In traditional single-family homes, the kitchen is in the centre of the household. This placement makes sense, because the kitchen is the focus of the family. However, in some situations, it is more sensible to place the kitchen near the front of the house and closer to the front entrance. Here are some ideas to take into consideration if you are designing a front kitchen.
When designing a front kitchen, take into consideration what visitors will see when they enter your home. Provide something of a visual buffer between the entry space and the kitchen. A good buffer is a separating hall closet or wall with a drop table and a mirror. Also think about what the kitchen will look like when it is being used. Find ways to mask a kitchen mess to avoid giving a bad first impression. A semi-open room divider or pocket door can help hide what you do not want visitors to see straight away. Make sure the kitchen somehow connects to the main living space of the house. Otherwise you will isolate the cook and cut her out of family activities. Open floor plans feature big kitchens which are part of the main living space. Also make sure that the kitchen is logically located next to the dining room if you have one. A kitchen should not be so far from the dining room that your food is not cold by the time it reaches the table.

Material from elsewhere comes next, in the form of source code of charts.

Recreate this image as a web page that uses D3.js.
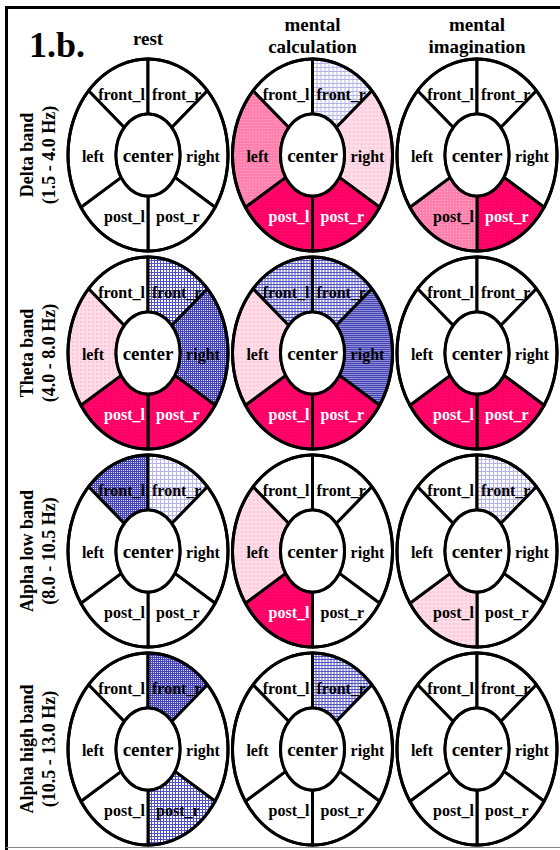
<!DOCTYPE html>
<html>
<head>
<meta charset="utf-8">
<script src="https://cdn.jsdelivr.net/npm/d3@7"></script>
<style>
  html, body { margin: 0; padding: 0; background: #fff; }
  svg { display: block; }
  text { font-family: "Liberation Serif", "Times New Roman", serif; font-weight: bold; }
</style>
</head>
<body>
<svg id="chart" width="560" height="850"></svg>
<script>
// Frequency bands (rows) and task conditions (columns)
const bandNames  = ["Delta band", "Theta band", "Alpha low band", "Alpha high band"];
const bandRanges = ["(1.5 - 4.0 Hz)", "(4.0 - 8.0 Hz)", "(8.0 - 10.5 Hz)", "(10.5 - 13.0 Hz)"];
const conditions = ["rest", "mental calculation", "mental imagination"];
const conditionLines = [["rest"], ["mental", "calculation"], ["mental", "imagination"]];

// Scalp regions drawn as sectors of the ring, in clockwise order from the top
const regions = ["front_l", "front_r", "right", "post_r", "post_l", "left"];

// Change level per region (order as in `regions`), one row per condition:
// positive = increase (pink shades), negative = decrease (blue hatching)
const deltaLevels = [
  [0, 0, 0, 0, 0, 0],
  [0, -1, 1, 3, 3, 2],
  [0, 0, 0, 3, 2, 0]
];
const thetaLevels = [
  [0, -2, -3, 3, 3, 1],
  [-2, -2, -3, 3, 3, 1],
  [0, 0, 0, 3, 3, 0]
];
const alphaLowLevels = [
  [-3, -1, 0, 0, 0, 0],
  [0, 0, 0, 0, 3, 1],
  [0, -1, 0, 0, 1, 0]
];
const alphaHighLevels = [
  [0, -3, 0, -2, 0, 0],
  [0, -2, 0, 0, 0, 0],
  [0, 0, 0, 0, 0, 0]
];
const levelsByBand = [deltaLevels, thetaLevels, alphaLowLevels, alphaHighLevels];

// ---- layout ----
const svg = d3.select("#chart");
const x = d3.scalePoint().domain(conditions).range([148, 477]);
const y = d3.scalePoint().domain(bandNames).range([155, 749]);

const RX = 80, RY = 96;     // outer ellipse radii
const rx = 32, ry = 41;     // inner (center) ellipse radii

// sector boundaries as parametric ellipse angles (degrees)
const sectorAngles = {
  front_l: [-138, -90], front_r: [-90, -42], right: [-42, 33],
  post_r: [33, 90], post_l: [90, 147], left: [147, 222]
};
// label anchor offsets relative to the ellipse centre
const labelPos = {
  front_l: { dx: -3, dy: -55, anchor: "end" },
  front_r: { dx: 4, dy: -55, anchor: "start" },
  left:    { dx: -55, dy: 7, anchor: "middle" },
  right:   { dx: 55, dy: 7, anchor: "middle" },
  post_l:  { dx: -3, dy: 67, anchor: "end" },
  post_r:  { dx: 8, dy: 67, anchor: "start" }
};

// ---- fill patterns ----
const defs = svg.append("defs");
function dotPattern(id, bg, fg, size, dot) {
  const p = defs.append("pattern").attr("id", id).attr("patternUnits", "userSpaceOnUse")
    .attr("width", size).attr("height", size);
  p.append("rect").attr("width", size).attr("height", size).attr("fill", bg);
  p.append("rect").attr("width", dot).attr("height", dot).attr("fill", fg);
}
function gridPattern(id, bg, fg, size) {
  const p = defs.append("pattern").attr("id", id).attr("patternUnits", "userSpaceOnUse")
    .attr("width", size).attr("height", size);
  p.append("rect").attr("width", size).attr("height", size).attr("fill", bg);
  p.append("rect").attr("width", size).attr("height", 1).attr("fill", fg);
  p.append("rect").attr("width", 1).attr("height", size).attr("fill", fg);
}
dotPattern("pink1", "#ffdde8", "#ffc6d9", 4, 2);
dotPattern("pink2", "#ff80ad", "#ffb0cd", 3, 1);
dotPattern("pink3", "#ff0066", "#ff1674", 3, 1);
gridPattern("blue1", "#ffffff", "#b4b4ea", 4);
gridPattern("blue2", "#ffffff", "#5252c8", 3);
gridPattern("blue3", "#d6d6f5", "#4444b4", 2);

function fillFor(level) {
  if (level === 0) return "#ffffff";
  return level > 0 ? `url(#pink${level})` : `url(#blue${-level})`;
}

// sector outline: outer arc from a0 to a1, then inner arc back
function sectorPath(a0, a1) {
  const steps = d3.range(0, 41).map(i => a0 + (a1 - a0) * i / 40);
  const rad = d => d * Math.PI / 180;
  const outer = steps.map(a => [RX * Math.cos(rad(a)), RY * Math.sin(rad(a))]);
  const inner = steps.slice().reverse().map(a => [rx * Math.cos(rad(a)), ry * Math.sin(rad(a))]);
  return d3.line()(outer.concat(inner)) + "Z";
}

// ---- frame ----
svg.append("path")
  .attr("d", "M6.5,850 V7.5 H562")
  .attr("fill", "none").attr("stroke", "#000").attr("stroke-width", 3);
svg.append("line").attr("x1", 6).attr("x2", 560).attr("y1", 847.5).attr("y2", 847.5)
  .attr("stroke", "#888").attr("stroke-width", 1);

// panel tag
svg.append("text").attr("x", 29).attr("y", 57).attr("font-size", 36).text("1.b.");

// column headings
conditions.forEach((c, i) => {
  const lines = conditionLines[i];
  const t = svg.append("text").attr("text-anchor", "middle").attr("font-size", 19);
  lines.forEach((ln, j) => {
    t.append("tspan").attr("x", x(c))
      .attr("y", lines.length === 1 ? 45 : 31 + j * 21.5).text(ln);
  });
});

// row headings (rotated)
bandNames.forEach((b, i) => {
  const g = svg.append("g").attr("transform", `translate(0,${y(b)}) rotate(-90)`);
  g.append("text").attr("text-anchor", "middle").attr("x", 0).attr("y", 33)
    .attr("font-size", 18).text(b);
  g.append("text").attr("text-anchor", "middle").attr("x", 0).attr("y", 55)
    .attr("font-size", 18).text(bandRanges[i]);
});

// diagrams
bandNames.forEach((b, bi) => {
  conditions.forEach((c, ci) => {
    const levels = levelsByBand[bi][ci];
    const g = svg.append("g").attr("transform", `translate(${x(c)},${y(b)})`);

    regions.forEach((r, ri) => {
      const [a0, a1] = sectorAngles[r];
      g.append("path").attr("d", sectorPath(a0, a1))
        .attr("fill", fillFor(levels[ri]))
        .attr("stroke", "#000").attr("stroke-width", 3).attr("stroke-linejoin", "round");
    });
    g.append("ellipse").attr("rx", RX).attr("ry", RY)
      .attr("fill", "none").attr("stroke", "#000").attr("stroke-width", 3);
    g.append("ellipse").attr("rx", rx).attr("ry", ry)
      .attr("fill", "#fff").attr("stroke", "#000").attr("stroke-width", 3);

    regions.forEach((r, ri) => {
      const lp = labelPos[r];
      g.append("text").attr("x", lp.dx).attr("y", lp.dy)
        .attr("text-anchor", lp.anchor).attr("font-size", 16)
        .attr("fill", levels[ri] === 3 ? "#fff" : "#000").text(r);
    });
    g.append("text").attr("x", 0).attr("y", 7).attr("text-anchor", "middle")
      .attr("font-size", 19).text("center");
  });
});
</script>
</body>
</html>
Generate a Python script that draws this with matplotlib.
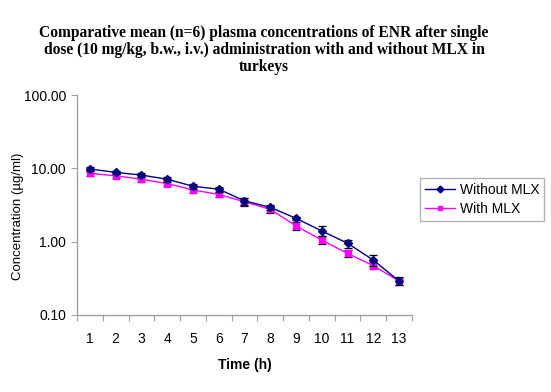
import matplotlib
matplotlib.use("Agg")
import matplotlib.pyplot as plt
from matplotlib.lines import Line2D
import numpy as np

time_h = [1, 2, 3, 4, 5, 6, 7, 8, 9, 10, 11, 12, 13]
without_mlx = [9.8, 8.8, 8.1, 7.1, 5.7, 5.2, 3.6, 2.94, 2.08, 1.40, 0.95, 0.56, 0.29]
without_sd = [0.5, 0.5, 0.5, 0.5, 0.4, 0.4, 0.4, 0.25, 0.12, 0.22, 0.12, 0.09, 0.035]
with_mlx = [8.55, 7.9, 7.1, 6.2, 5.07, 4.4, 3.5, 2.76, 1.64, 1.05, 0.69, 0.47, 0.29]
with_sd = [0.6, 0.5, 0.6, 0.5, 0.45, 0.35, 0.4, 0.3, 0.2, 0.13, 0.07, 0.05, 0.03]
y_ticks = [0.1, 1, 10, 100]
y_labels = ["0.10", "1.00", "10.00", "100.00"]

title = ("Comparative mean (n=6) plasma concentrations of ENR after single\n"
         "dose (10 mg/kg, b.w., i.v.) administration with and without MLX in\n"
         "turkeys")

NAVY = "#000080"
MAG = "#FF00FF"

fig = plt.figure(figsize=(5.51, 3.92), dpi=100)
ax = fig.add_axes([77/551, 1-315/392, (412-77)/551, (315-95)/392])

ax.errorbar(time_h, without_mlx, yerr=without_sd, color=NAVY, lw=1.0,
            marker="D", ms=4, mec=NAVY, mfc=NAVY,
            ecolor="black", elinewidth=0.9, capsize=3, capthick=0.9, zorder=3)
ax.errorbar(time_h, with_mlx, yerr=with_sd, color=MAG, lw=1.0,
            marker="s", ms=4, mec=MAG, mfc=MAG,
            ecolor="black", elinewidth=0.9, capsize=3, capthick=0.9, zorder=2)

ax.set_yscale("log")
ax.set_ylim(0.1, 100)
ax.set_yticks(y_ticks)
ax.set_yticklabels(y_labels)
ax.yaxis.set_minor_locator(matplotlib.ticker.NullLocator())

ax.set_xlim(0.5, 13.5)
ax.set_xticks(np.arange(0.5, 14.0, 1.0))
ax.set_xticklabels([])
ax.set_xticks(time_h, minor=True)
ax.set_xticklabels([str(t) for t in time_h], minor=True)
ax.tick_params(axis="x", which="major", length=4, color="#a0a0a0", direction="out")
ax.tick_params(axis="x", which="minor", length=0, pad=12, labelsize=10)
ax.tick_params(axis="y", which="major", length=4, color="#a0a0a0", direction="out",
               pad=4, labelsize=10)

for s in ["top", "right"]:
    ax.spines[s].set_visible(False)
for s in ["left", "bottom"]:
    ax.spines[s].set_color("#a0a0a0")
    ax.spines[s].set_linewidth(1.0)

for lab in ax.get_xticklabels(minor=True) + ax.get_yticklabels():
    lab.set_family("Liberation Sans")

fig.text(264/551, 1-50/392, title, ha="center", va="center", fontsize=11.2,
         fontweight="bold", family="Liberation Serif", linespacing=1.08)
fig.text((77+412)/2/551, 1-365/392, "Time (h)", ha="center", va="center",
         fontsize=10, fontweight="bold", family="Liberation Sans")
fig.text(18/551, 1-216/392, "Concentration (µg/ml)", ha="center", va="center",
         rotation=90, fontsize=9.5, family="Liberation Sans")

handles = [Line2D([], [], color=NAVY, lw=1.0, marker="D", ms=3.5, mfc=NAVY, mec=NAVY),
           Line2D([], [], color=MAG, lw=1.0, marker="s", ms=3.5, mfc=MAG, mec=MAG)]
leg = fig.legend(handles, ["Without MLX", "With MLX"], loc="upper left",
                 bbox_to_anchor=(420/551, 1-178/392),
                 frameon=True, fancybox=False,
                 edgecolor="#a0a0a0", prop={"family": "Liberation Sans", "size": 10},
                 handlelength=2.2, borderpad=0.35, labelspacing=0.35,
                 handletextpad=0.3, borderaxespad=0)
leg.get_frame().set_linewidth(1.0)

fig.savefig("out.png", dpi=100)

Consider the view from the sidewalk or street. You probably do not want to have copper pots hanging in front of your kitchen window. Situate the major fixtures such as stoves and refrigerators away from the window. Hang neutral drapes to somewhat camouflage the room's purpose from passers-by. When you move the kitchen to the front of the house, you will need to shift major mechanicals to the far side of the basement. This may prove costly. Most homes are designed to reduce the need for long water and waste lines by concentrating "wet" rooms such as kitchens and baths in proximity to each other so that they can share mechanicals. Imagine the traffic pattern created by a large number of guests coming and going. Holiday gatherings are a good example. You want to design an entryway which can accommodate several visitors arriving at the same time with bundles and coats which need to be hung up. Again, buffer walls, closets or dividers can help direct the traffic flow away from the centre of the kitchen.